Since the names of fslist is required to order pp_res we will need to have a standard name for the group in this case, I have just called it "all" here to match the behaviour in CytoExploreR - but any name would do.

In testing, this fixes the issue I was having. Please let me know if this change is OK (also what name to give the group containing all samples) and I will include it in my new PR once your changes here have been pushed to master.

I have also been testing the clustering gating method using factors and it seems to work well. I was just wondering if there is a way to bypass the default naming of the factor levels? I take care of this on my end so I don't need to prefix the factor levels with the name of the gating method. Perhaps I can avoid this by using a multipleFilterResult instead? I will give this a try today.

mikejiang commented 2 years ago

Can you confirm this PR works as expected so that I can merge this first?
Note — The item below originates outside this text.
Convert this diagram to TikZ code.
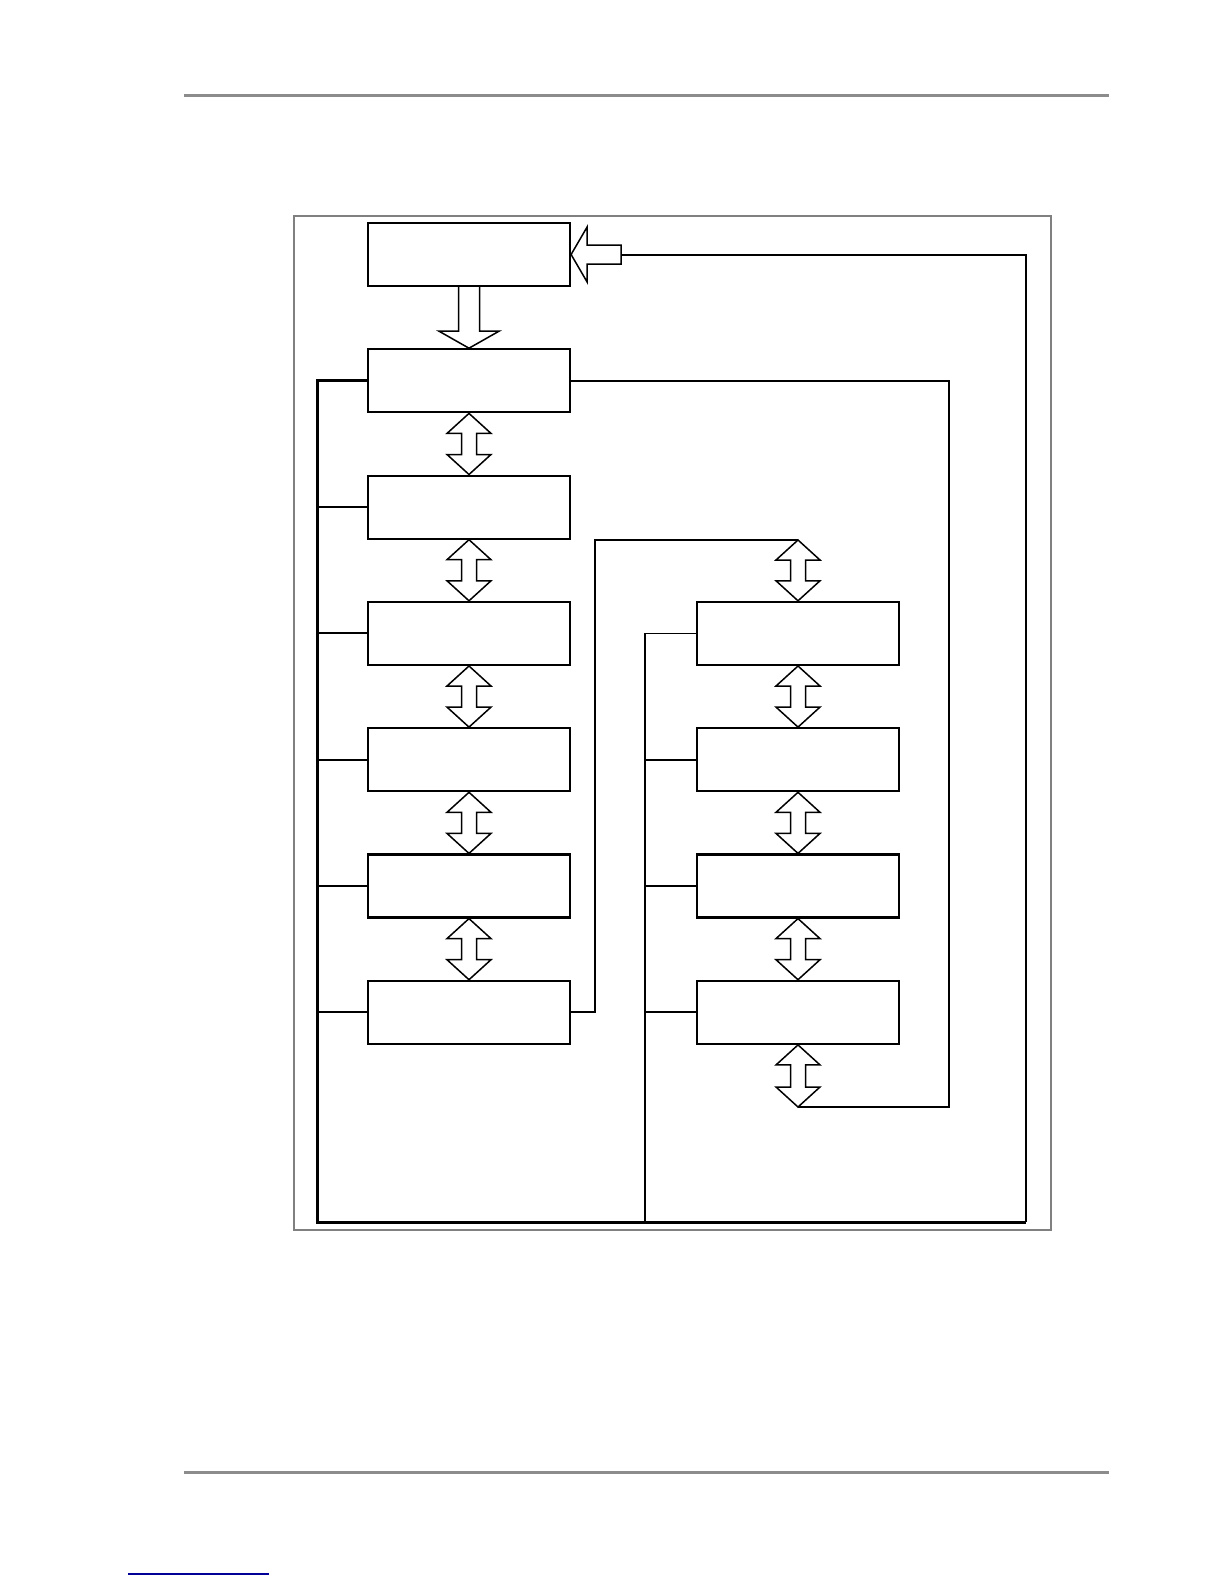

DillonHammill commented 2 years ago

Sure no problem, I am just testing the FilterResult method to see if that gets around the default factor level naming. I will report back soon.

DillonHammill commented 2 years ago

Thanks @mikjiang, looks like this PR is now working as expected - please close my original PR and I will prepare a new PR with additional changes I would like to make once you have pushed these changes to master.